Religion and the traditional culture of poverty play a great role in obstructing any sort of positive mental shift. Eritreans are very frugal and prefer to stay lean. A big belly and a strong appetite for food and drinks are frowned upon by society. “Live frugally and remember your God” is the motto. Eating too much makes one forget his Maker so much so that those who get rich all of a sudden have some sort of guilty feelings.

That may be one of the reasons why they have churches and mosques built in their names or in the names of their favorite saint in their home villages.

In some ways, those who exalt poverty may be right if by poverty they mean the lack of material things alone.

Diogenes of Sinope preferred morning sunlight to the might of an Alexander the Great, who when he met the philosopher opened the conversation with, “I am Alexander the Great’; the philosopher answered, “And I am Diogenes the Cynic.” Alexander then asked him in what way he could serve him. “You can step out of my sunlight,” the philosopher replied. Alexander is said to have been so struck with the Cynic’s confidence that he went away remarking, “If I were not Alexander, I should wish to be Diogenes.”

It seems that some people voluntarily wish for spiritual wealth. The choice to suppress the one in favor of the other is also everybody’s right. Everyone has the right to remain poor (in its mystic sense) if one so wishes.

What is unacceptable, however, is the philosophy that preaches that poverty is a virtue that leads to Nirvana based on the divine assertion that it is easier for a male to pass through the eye of a needle than for a rich man to go to heaven.

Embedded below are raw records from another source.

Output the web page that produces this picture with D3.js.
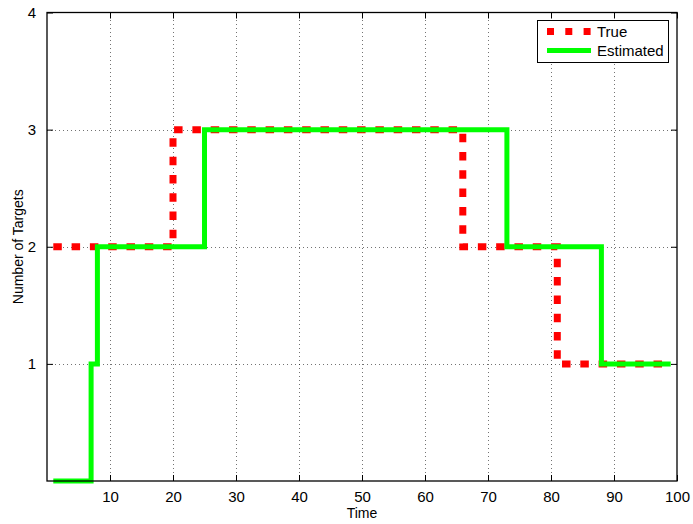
<!DOCTYPE html>
<html><head><meta charset="utf-8">
<script src="https://cdn.jsdelivr.net/npm/d3@7"></script>
<style>
html,body{margin:0;padding:0;background:#fff;}
svg{display:block;font-family:"Liberation Sans",Arial,Helvetica,sans-serif;}
</style></head>
<body>
<svg id="chart" width="693" height="524"></svg>
<script>
// Data (step change points; value held until next time)
const trueTimes = [1, 20, 66, 81, 99];
const trueLevels = [2, 3, 2, 1, 1];
const estTimes = [1, 7, 8, 25, 73, 88, 99];
const estLevels = [0, 1, 2, 3, 2, 1, 1];
const xTicks = [10, 20, 30, 40, 50, 60, 70, 80, 90, 100];
const yTicks = [1, 2, 3, 4];
const seriesNames = ["True", "Estimated"];
const seriesColors = ["#ff0000", "#00ff00"];

const svg = d3.select("#chart");
const L = 47, R = 677, T = 12.5, B = 481;
const x = d3.scaleLinear().domain([0, 100]).range([L, R]);
const y = d3.scaleLinear().domain([0, 4]).range([B, T]);

// grid
const g = svg.append("g");
g.selectAll(".gx").data(xTicks.filter(d => d < 100)).enter().append("line")
  .attr("x1", d => x(d) + 0.5).attr("x2", d => x(d) + 0.5)
  .attr("y1", B).attr("y2", T)
  .attr("stroke", "#000").attr("stroke-opacity", 0.55).attr("stroke-width", 1)
  .attr("stroke-dasharray", "1,3");
g.selectAll(".gy").data(yTicks.filter(d => d < 4)).enter().append("line")
  .attr("y1", d => Math.round(y(d)) + 0.5).attr("y2", d => Math.round(y(d)) + 0.5)
  .attr("x1", L).attr("x2", R)
  .attr("stroke", "#000").attr("stroke-opacity", 0.55).attr("stroke-width", 1)
  .attr("stroke-dasharray", "1,3");

// lines
const line = d3.line().x(d => x(d[0])).y(d => y(d[1])).curve(d3.curveStepAfter);
const trueData = trueTimes.map((t, i) => [t, trueLevels[i]]);
const estData = estTimes.map((t, i) => [t, estLevels[i]]);

svg.append("path").datum(trueData).attr("d", line)
  .attr("fill", "none").attr("stroke", seriesColors[0]).attr("stroke-width", 7)
  .attr("stroke-dasharray", "8.5,9.8").attr("stroke-linejoin", "miter");
svg.append("path").datum(estData).attr("d", line)
  .attr("fill", "none").attr("stroke", seriesColors[1]).attr("stroke-width", 5)
  .attr("stroke-linejoin", "miter");

// axes
const fmt = d3.format("d");
const axB = d3.axisBottom(x).tickValues(xTicks).tickFormat(fmt).tickSizeInner(-6).tickSizeOuter(0).tickPadding(10);
const axT = d3.axisTop(x).tickValues(xTicks).tickSizeInner(-6).tickSizeOuter(0).tickFormat("");
const axLft = d3.axisLeft(y).tickValues(yTicks).tickFormat(fmt).tickSizeInner(-6).tickSizeOuter(0).tickPadding(11);
const axRgt = d3.axisRight(y).tickValues(yTicks).tickSizeInner(-6).tickSizeOuter(0).tickFormat("");

function style(sel) {
  sel.select(".domain").remove();
  sel.selectAll("line").attr("stroke", "#000").attr("stroke-width", 1);
  sel.selectAll("text").attr("font-size", 15).attr("fill", "#000")
    .attr("font-family", "'Liberation Sans',Arial,sans-serif");
}
svg.append("g").attr("transform", `translate(0,${B})`).call(axB).call(style);
svg.append("g").attr("transform", `translate(0,${T})`).call(axT).call(style);
svg.append("g").attr("transform", `translate(${L},0)`).call(axLft).call(style);
svg.append("g").attr("transform", `translate(${R},0)`).call(axRgt).call(style);

// box
svg.append("rect").attr("x", L).attr("y", T).attr("width", R - L).attr("height", B - T)
  .attr("fill", "none").attr("stroke", "#000").attr("stroke-width", 1.3);

// axis labels
svg.append("text").attr("x", (L + R) / 2).attr("y", 518).attr("text-anchor", "middle")
  .attr("font-size", 14).text("Time");
svg.append("text").attr("transform", `translate(23,${(T + B) / 2}) rotate(-90)`)
  .attr("text-anchor", "middle").attr("font-size", 14).text("Number of Targets");

// legend
const lg = svg.append("g");
lg.append("rect").attr("x", 537.5).attr("y", 20.5).attr("width", 131).attr("height", 42)
  .attr("fill", "#fff").attr("stroke", "#000").attr("stroke-width", 1);
const ly = [31.5, 50.5];
seriesNames.forEach((name, i) => {
  const ln = lg.append("line").attr("x1", 547).attr("x2", 591).attr("y1", ly[i]).attr("y2", ly[i])
    .attr("stroke", seriesColors[i]).attr("stroke-width", i === 0 ? 7 : 5);
  if (i === 0) ln.attr("stroke-dasharray", "7,11.3");
  lg.append("text").attr("x", 597).attr("y", ly[i] + 5.5).attr("font-size", 15).text(name);
});
</script>
</body></html>
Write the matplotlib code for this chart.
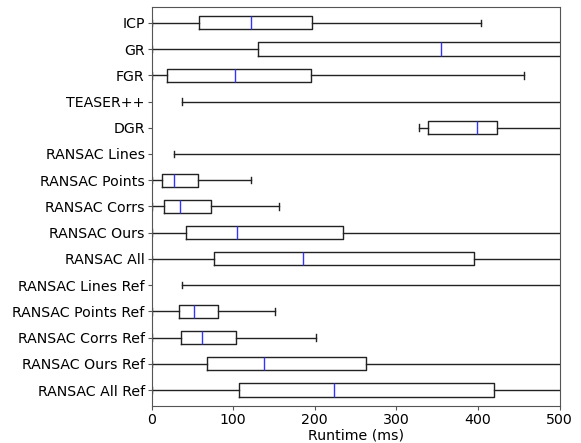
import matplotlib
matplotlib.use('Agg')
import matplotlib.pyplot as plt

# Methods, top to bottom
methods = ['ICP', 'GR', 'FGR', 'TEASER++', 'DGR', 'RANSAC Lines', 'RANSAC Points',
           'RANSAC Corrs', 'RANSAC Ours', 'RANSAC All', 'RANSAC Lines Ref',
           'RANSAC Points Ref', 'RANSAC Corrs Ref', 'RANSAC Ours Ref', 'RANSAC All Ref']

# Box statistics in ms (values past 500 are clipped in the original)
whislo = [1, 1, 1, 37.6, 328, 27.8, 1, 1, 1, 1, 37.6, 1, 1, 1, 1]
q1 = [58.4, 130.8, 19.2, 620, 339, 620, 12.6, 15.5, 41.7, 76.8, 620, 33.9, 36.3, 68.2, 106.7]
med = [121.8, 354.8, 101.8, 700, 398.6, 700, 27.8, 34.7, 105, 186, 700, 51.5, 61.7, 137.7, 223.2]
q3 = [197, 650, 195, 800, 423.5, 800, 56.4, 72.4, 235, 395.7, 800, 81.7, 103, 263.2, 419.8]
whishi = [404.3, 900, 456.6, 1000, 700, 1000, 121.8, 156.6, 700, 800, 1000, 151.6, 201.9, 700, 800]

stats = []
for i, name in enumerate(methods):
    stats.append({'label': name, 'whislo': whislo[i], 'q1': q1[i], 'med': med[i],
                  'q3': q3[i], 'whishi': whishi[i], 'fliers': []})

fig = plt.figure(figsize=(5.81, 4.43), dpi=100)
ax = fig.add_axes([0.261, 0.084, 0.702, 0.9])

n = len(methods)
positions = list(range(n, 0, -1))
ax.bxp(stats, positions=positions, vert=False, widths=0.5, showfliers=False,
       boxprops=dict(color='#222222', linewidth=1),
       whiskerprops=dict(color='#222222', linewidth=1),
       capprops=dict(color='#222222', linewidth=1),
       medianprops=dict(color='#3333ff', linewidth=1))

ax.set_xlim(0, 500)
ax.set_ylim(0.4, n + 0.6)
ax.set_xticks([0, 100, 200, 300, 400, 500])
ax.tick_params(labelsize=10.2, length=3, width=0.8, colors='#555555', labelcolor='black')
ax.tick_params(axis='y', pad=2)
ax.tick_params(axis='x', pad=2)
ax.set_xlabel('Runtime (ms)', fontsize=10.2, labelpad=1)
for s in ax.spines.values():
    s.set_color('#555555')

fig.savefig('out.png', dpi=100)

Poverty should only be a choice not a requirement for righteousness. Because if it is taken as a virtue, it assumes a divine proportion and can, therefore, bring about indolence and fatalism along with it and may cause mankind to sink into a level of mendicancy even lower than that of animals. Nay, animals do not beg, except in zoos and in circumstances created by man’s invention. The most abject of men is the one who sits and begs, says a Parisian seer.

The policy of our Government to narrow the gap between the poor and the rich is very commendable. We, Eritreans, have, among other qualities, this good one that we hate to beg. We are rich mentally and spiritually.